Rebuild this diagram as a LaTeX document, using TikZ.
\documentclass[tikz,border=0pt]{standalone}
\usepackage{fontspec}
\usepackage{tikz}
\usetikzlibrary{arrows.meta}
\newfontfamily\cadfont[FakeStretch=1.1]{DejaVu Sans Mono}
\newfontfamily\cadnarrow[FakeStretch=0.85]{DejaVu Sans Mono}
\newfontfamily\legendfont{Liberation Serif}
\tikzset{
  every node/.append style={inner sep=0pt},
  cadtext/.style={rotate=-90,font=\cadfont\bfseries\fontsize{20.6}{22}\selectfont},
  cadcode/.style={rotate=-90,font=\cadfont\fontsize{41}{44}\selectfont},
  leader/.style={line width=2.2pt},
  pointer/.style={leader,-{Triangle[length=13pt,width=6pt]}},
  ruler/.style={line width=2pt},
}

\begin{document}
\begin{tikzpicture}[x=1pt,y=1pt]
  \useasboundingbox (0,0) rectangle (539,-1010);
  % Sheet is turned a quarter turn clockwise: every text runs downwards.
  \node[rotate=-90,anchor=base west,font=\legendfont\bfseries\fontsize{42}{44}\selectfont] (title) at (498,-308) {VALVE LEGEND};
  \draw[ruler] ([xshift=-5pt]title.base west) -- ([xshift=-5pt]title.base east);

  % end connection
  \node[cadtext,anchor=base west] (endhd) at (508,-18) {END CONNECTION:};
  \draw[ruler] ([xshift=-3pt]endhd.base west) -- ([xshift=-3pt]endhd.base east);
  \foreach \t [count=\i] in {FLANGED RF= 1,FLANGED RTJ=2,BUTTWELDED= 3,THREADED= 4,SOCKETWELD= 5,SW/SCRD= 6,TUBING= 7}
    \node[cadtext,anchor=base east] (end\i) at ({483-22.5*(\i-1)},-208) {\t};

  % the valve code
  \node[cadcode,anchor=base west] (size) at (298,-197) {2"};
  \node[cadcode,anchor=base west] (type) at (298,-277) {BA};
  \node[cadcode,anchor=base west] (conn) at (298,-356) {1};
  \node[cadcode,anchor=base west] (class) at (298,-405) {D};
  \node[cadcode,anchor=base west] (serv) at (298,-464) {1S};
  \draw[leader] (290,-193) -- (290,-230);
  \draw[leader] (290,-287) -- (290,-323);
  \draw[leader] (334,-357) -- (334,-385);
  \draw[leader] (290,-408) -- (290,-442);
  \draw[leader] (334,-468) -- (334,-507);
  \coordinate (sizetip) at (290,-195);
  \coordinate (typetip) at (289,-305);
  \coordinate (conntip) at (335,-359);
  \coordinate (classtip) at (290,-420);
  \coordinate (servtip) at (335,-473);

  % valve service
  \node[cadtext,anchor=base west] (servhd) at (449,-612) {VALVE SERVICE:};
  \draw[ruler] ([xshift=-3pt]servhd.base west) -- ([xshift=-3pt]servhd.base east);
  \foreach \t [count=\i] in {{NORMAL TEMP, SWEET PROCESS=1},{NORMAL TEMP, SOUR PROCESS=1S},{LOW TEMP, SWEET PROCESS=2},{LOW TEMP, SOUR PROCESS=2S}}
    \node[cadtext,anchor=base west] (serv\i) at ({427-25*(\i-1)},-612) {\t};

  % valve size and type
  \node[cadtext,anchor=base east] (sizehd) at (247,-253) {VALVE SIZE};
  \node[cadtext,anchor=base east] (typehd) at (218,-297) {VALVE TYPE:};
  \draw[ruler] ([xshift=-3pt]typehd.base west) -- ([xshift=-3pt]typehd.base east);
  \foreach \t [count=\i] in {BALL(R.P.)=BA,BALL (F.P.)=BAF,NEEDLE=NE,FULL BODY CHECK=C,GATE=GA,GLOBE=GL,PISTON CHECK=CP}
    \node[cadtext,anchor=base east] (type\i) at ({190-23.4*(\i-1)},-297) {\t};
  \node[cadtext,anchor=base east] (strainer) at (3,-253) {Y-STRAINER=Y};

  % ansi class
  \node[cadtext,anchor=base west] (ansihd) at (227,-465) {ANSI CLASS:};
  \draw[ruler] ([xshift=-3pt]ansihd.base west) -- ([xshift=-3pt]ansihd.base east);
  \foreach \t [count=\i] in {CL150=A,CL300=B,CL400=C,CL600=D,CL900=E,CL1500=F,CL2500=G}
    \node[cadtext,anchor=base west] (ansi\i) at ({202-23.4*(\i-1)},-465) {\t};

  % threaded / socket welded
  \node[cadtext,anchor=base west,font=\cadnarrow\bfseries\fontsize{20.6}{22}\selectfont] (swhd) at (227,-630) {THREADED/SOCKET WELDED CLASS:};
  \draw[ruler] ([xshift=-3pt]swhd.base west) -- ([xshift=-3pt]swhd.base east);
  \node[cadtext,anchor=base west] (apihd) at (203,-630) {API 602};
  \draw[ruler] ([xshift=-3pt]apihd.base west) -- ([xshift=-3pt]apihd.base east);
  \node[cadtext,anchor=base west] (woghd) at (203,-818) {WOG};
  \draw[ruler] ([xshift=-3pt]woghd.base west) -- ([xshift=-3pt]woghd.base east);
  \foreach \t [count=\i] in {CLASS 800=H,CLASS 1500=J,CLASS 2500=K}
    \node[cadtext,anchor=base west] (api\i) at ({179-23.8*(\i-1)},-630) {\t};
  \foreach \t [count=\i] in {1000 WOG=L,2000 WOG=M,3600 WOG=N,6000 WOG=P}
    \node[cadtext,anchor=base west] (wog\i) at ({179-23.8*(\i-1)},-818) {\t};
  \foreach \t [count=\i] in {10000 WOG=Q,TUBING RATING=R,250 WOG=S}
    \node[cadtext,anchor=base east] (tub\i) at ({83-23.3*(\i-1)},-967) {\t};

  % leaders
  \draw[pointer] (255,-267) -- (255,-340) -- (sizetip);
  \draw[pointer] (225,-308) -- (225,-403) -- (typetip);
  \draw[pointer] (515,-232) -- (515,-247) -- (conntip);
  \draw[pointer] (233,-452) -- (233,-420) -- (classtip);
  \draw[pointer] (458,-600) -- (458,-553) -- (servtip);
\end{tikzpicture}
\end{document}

==*==

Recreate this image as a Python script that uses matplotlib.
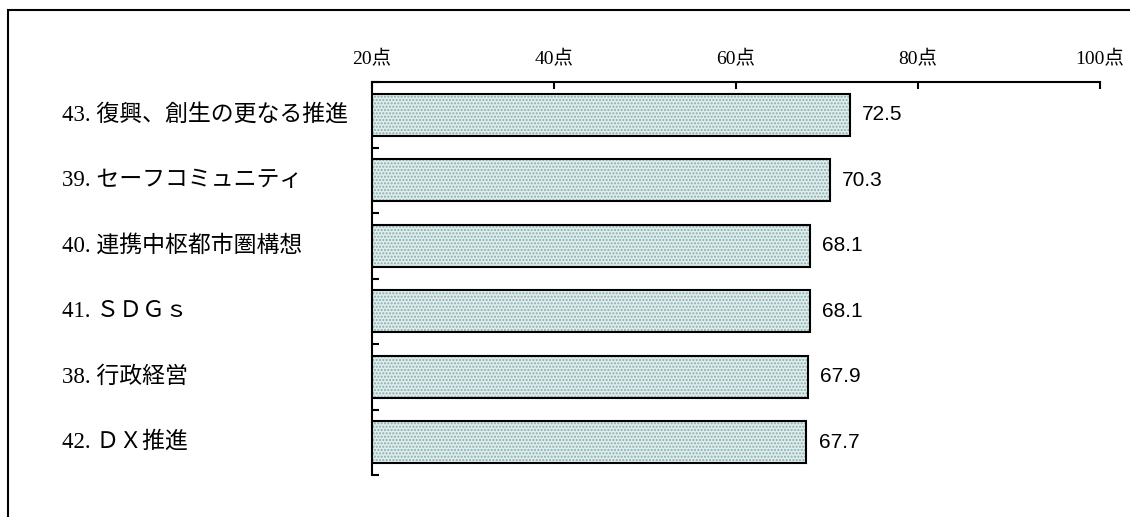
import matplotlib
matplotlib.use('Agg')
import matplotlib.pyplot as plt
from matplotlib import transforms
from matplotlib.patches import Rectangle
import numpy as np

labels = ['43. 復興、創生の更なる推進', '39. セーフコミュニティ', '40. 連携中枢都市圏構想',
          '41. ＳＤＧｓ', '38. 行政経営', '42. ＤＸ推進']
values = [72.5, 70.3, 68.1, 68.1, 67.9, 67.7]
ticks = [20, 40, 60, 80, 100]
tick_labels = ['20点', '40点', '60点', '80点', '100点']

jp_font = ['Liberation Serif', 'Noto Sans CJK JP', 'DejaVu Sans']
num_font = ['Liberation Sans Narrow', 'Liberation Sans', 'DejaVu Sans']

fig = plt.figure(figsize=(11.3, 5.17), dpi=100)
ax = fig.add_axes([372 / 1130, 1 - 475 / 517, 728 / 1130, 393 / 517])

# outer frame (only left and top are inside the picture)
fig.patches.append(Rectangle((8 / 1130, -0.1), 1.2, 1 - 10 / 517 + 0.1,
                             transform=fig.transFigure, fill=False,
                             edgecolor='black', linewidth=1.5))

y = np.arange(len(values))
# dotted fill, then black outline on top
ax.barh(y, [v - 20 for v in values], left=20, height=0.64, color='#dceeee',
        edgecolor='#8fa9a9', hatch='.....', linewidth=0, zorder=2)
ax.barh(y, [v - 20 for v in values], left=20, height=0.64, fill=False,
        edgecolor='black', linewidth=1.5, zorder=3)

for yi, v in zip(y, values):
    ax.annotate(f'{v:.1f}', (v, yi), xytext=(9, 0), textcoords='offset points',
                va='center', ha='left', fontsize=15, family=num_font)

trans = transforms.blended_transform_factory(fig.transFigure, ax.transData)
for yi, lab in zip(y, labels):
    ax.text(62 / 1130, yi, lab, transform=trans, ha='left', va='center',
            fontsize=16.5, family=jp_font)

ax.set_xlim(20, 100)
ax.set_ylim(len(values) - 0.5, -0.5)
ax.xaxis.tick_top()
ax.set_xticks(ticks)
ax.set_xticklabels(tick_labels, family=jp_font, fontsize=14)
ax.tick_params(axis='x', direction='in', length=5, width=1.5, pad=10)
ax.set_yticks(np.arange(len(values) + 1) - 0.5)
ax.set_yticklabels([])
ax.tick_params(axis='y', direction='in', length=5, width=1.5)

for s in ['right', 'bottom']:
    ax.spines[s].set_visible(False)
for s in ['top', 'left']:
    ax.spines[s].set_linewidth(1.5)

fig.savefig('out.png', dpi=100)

==*==

* Stated goal:
Leaving out all pictures, set down exactly the lines of the material above, from the line with "Recreate this image" to the line with "num_font = ['Liberation" inclusive, and no others.

* Result for this task:
Recreate this image as a Python script that uses matplotlib.
import matplotlib
matplotlib.use('Agg')
import matplotlib.pyplot as plt
from matplotlib import transforms
from matplotlib.patches import Rectangle
import numpy as np

labels = ['43. 復興、創生の更なる推進', '39. セーフコミュニティ', '40. 連携中枢都市圏構想',
          '41. ＳＤＧｓ', '38. 行政経営', '42. ＤＸ推進']
values = [72.5, 70.3, 68.1, 68.1, 67.9, 67.7]
ticks = [20, 40, 60, 80, 100]
tick_labels = ['20点', '40点', '60点', '80点', '100点']

jp_font = ['Liberation Serif', 'Noto Sans CJK JP', 'DejaVu Sans']
num_font = ['Liberation Sans Narrow', 'Liberation Sans', 'DejaVu Sans']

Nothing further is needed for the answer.